Remainder of $3^7/8$ I read here that the remainder of $\frac{ab}{c}$ is equal to the remainder of $\frac{a}{c}\frac{b}{c}$ implying that the remainder of $\frac{a^b}{c}$ is equal to the remainder of $[\frac{a}{c}]^b$. However, when I apply this here, I would get remainder of $[\frac{3}{8}]^7=3^7$ (while the correct answer is $3$). What am I doing wrong here?
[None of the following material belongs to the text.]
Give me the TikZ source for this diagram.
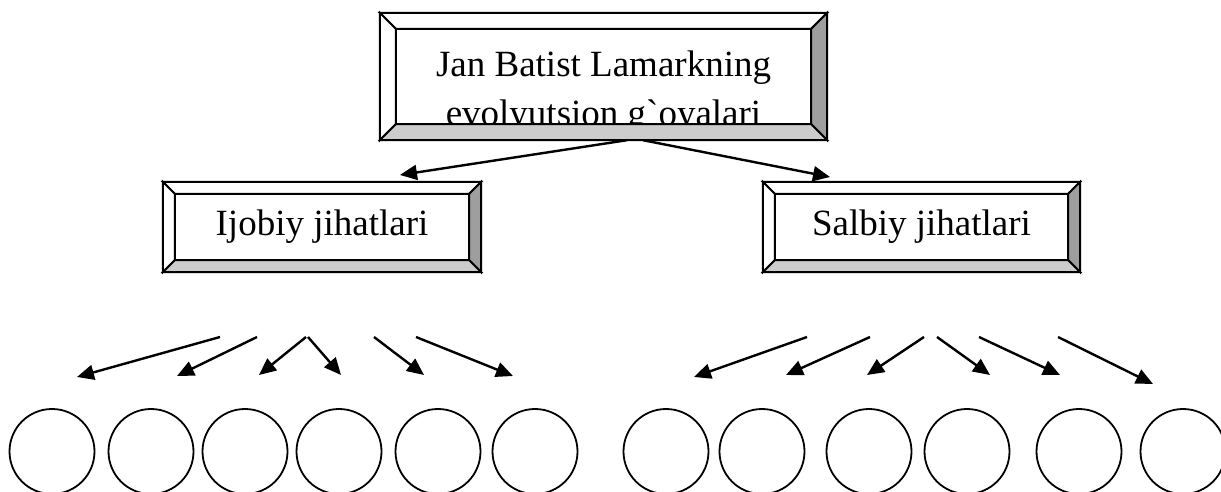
\documentclass[tikz,border=0pt]{standalone}
\usepackage{fontspec}
\usepackage{tikz}
\usetikzlibrary{positioning, calc, arrows.meta}
\newfontfamily\tnr{Liberation Serif}
\definecolor{bevelright}{gray}{0.62}
\definecolor{bevelbottom}{gray}{0.80}
\tikzset{
  bbox/.style={rectangle, inner sep=0pt, font=\tnr\fontsize{37}{49}\selectfont},
  bevel/.style={line width=1.8pt, line join=miter},
  arr/.style={line width=2.4pt, -{Triangle[length=17pt,width=15pt]}},
  leaf/.style={circle, draw, line width=1.8pt, minimum size=85pt, inner sep=0pt}
}
\newcommand\bevelframe[2]{%
  \path (#1.north west) coordinate (bfa) (#1.north east) coordinate (bfb)
        (#1.south east) coordinate (bfc) (#1.south west) coordinate (bfd);
  \path ($(bfa)+(#2,#2)$) coordinate (bfA) ($(bfb)+(-#2,#2)$) coordinate (bfB)
        ($(bfc)+(-#2,-#2)$) coordinate (bfC) ($(bfd)+(#2,-#2)$) coordinate (bfD);
  \filldraw[bevel, fill=white] (bfa) -- (bfb) -- (bfB) -- (bfA) -- cycle;
  \filldraw[bevel, fill=white] (bfa) -- (bfA) -- (bfD) -- (bfd) -- cycle;
  \filldraw[bevel, fill=bevelright] (bfb) -- (bfc) -- (bfC) -- (bfB) -- cycle;
  \filldraw[bevel, fill=bevelbottom] (bfd) -- (bfD) -- (bfC) -- (bfc) -- cycle;
  \draw[bevel] (bfA) rectangle (bfC);
  \draw[bevel] (bfa) rectangle (bfc);
}
\begin{document}
\begin{tikzpicture}[x=1pt, y=-1pt]
  \useasboundingbox[fill=white] (0,0) rectangle (1221,492);

  \node[bbox, minimum width=447pt, minimum height=127pt, align=center,
        text height=99pt, text depth=0pt] (lamark) at (603.5,76.5)
        {Jan Batist Lamarkning\\evolyutsion g`oyalari};
  \bevelframe{lamark}{16}

  \node[bbox, minimum width=318pt, minimum height=90pt] (ijobiy) at (322,227) {Ijobiy jihatlari};
  \bevelframe{ijobiy}{12}
  \node[bbox, minimum width=317pt, minimum height=90pt] (salbiy) at (921.5,227) {Salbiy jihatlari};
  \bevelframe{salbiy}{12}

  \coordinate (ijobiyin) at (400,175);
  \coordinate (salbiyin) at (830,177);
  \draw[arr] ([xshift=23.5pt]lamark.south) -- (ijobiyin);
  \draw[arr] ([xshift=39.5pt]lamark.south) -- (salbiyin);

  \foreach \n/\sx/\ex/\ey in {1/220/77/377, 2/257/177/376, 3/306/259/375,
      4/308/341/375, 5/374/424/375, 6/416/513/376, 7/807/694/377,
      8/870/786/375, 9/924/867/375, 10/937/990/375, 11/979/1060/375,
      12/1058/1153/384}{
    \coordinate (from\n) at (\sx,337);
    \coordinate (to\n) at (\ex,\ey);
    \draw[arr] (from\n) -- (to\n);
  }

  \foreach \n/\cx in {1/52, 2/151, 3/245, 4/339, 5/438, 6/535,
      7/666, 8/762, 9/869, 10/967, 11/1079, 12/1183}
    \node[leaf] (leaf\n) at (\cx,451.5) {};
\end{tikzpicture}
\end{document}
And if this method is not valid, are there other quick and simple methods of finding remainders like this? 
 A: You may use congruences:
$$3^2=9\equiv1\pmod{8}$$
So
$$3^7=(3^2)^3\times 3\equiv 1\times 3\equiv3\pmod{8}$$
Remember that $a\equiv b\pmod{m}$ means that $a$ and $b$ have same remainder when divided by $m$. It's also equivalent to $m|a-b$ (you read it $m$ divides $a-b$).
And with congruences you can write that if $a\equiv b \pmod{m}$ and $c\equiv d \pmod{m}$, then, among others:
$$ac\equiv bd \pmod{m}$$
$$a+c\equiv b+d \pmod{m}$$
A: Remainder of $ \frac {ab}{c}$ = remainder of $ \frac {a}{c} $ $\times$ remainder of $ \frac {b}{c} $ is FALSE in most cases.
When remainder of $ \frac {a}{c} $ $\times$ remainder of $ \frac {b}{c} \lt c$, only then it is valid.
However when remainder of $ \frac {a}{c} $ $\times$ remainder of $ \frac {b}{c} \ge c$, then 
Remainder of $ \frac {ab}{c}$ = Remainder of $ \frac {remainder  of  \frac {a}{c} \times remainder of  \frac {b}{c} }{c}$
Since as you wrote: remainder of $ \frac {a}{c} $ $\times$ remainder of $ \frac {b}{c} = 3^7$ and dividing $ 3^7 $ by $8$ is the very problem we started at,
To apply the rule in this case, you could make use of the fact that:
$$ 3^7 = 3^4 \times 3^ 3$$ 
So assume $a$ to be $3^4$ and $b$ to be $3^3$.
Now, it's quite easy to calculate that $3^4 = 81 $ and $3^3 = 27 $
Remainder of $ \frac {3^7}{8} $ = Remainder of $ \frac {3^4 \times 3^3}{8}$ = Remainder of $ \frac {81 \times 27}{8} $
By the rule, Remainder of $ \frac {81 \times 27}{8} $ = Remainder of $ \frac {81}{8} $ $ \times $ Remainder of $\frac {27}{8} $ = $1 \times 3 $ = $3$
Since $ 3 \lt 8$, this is indeed our answer.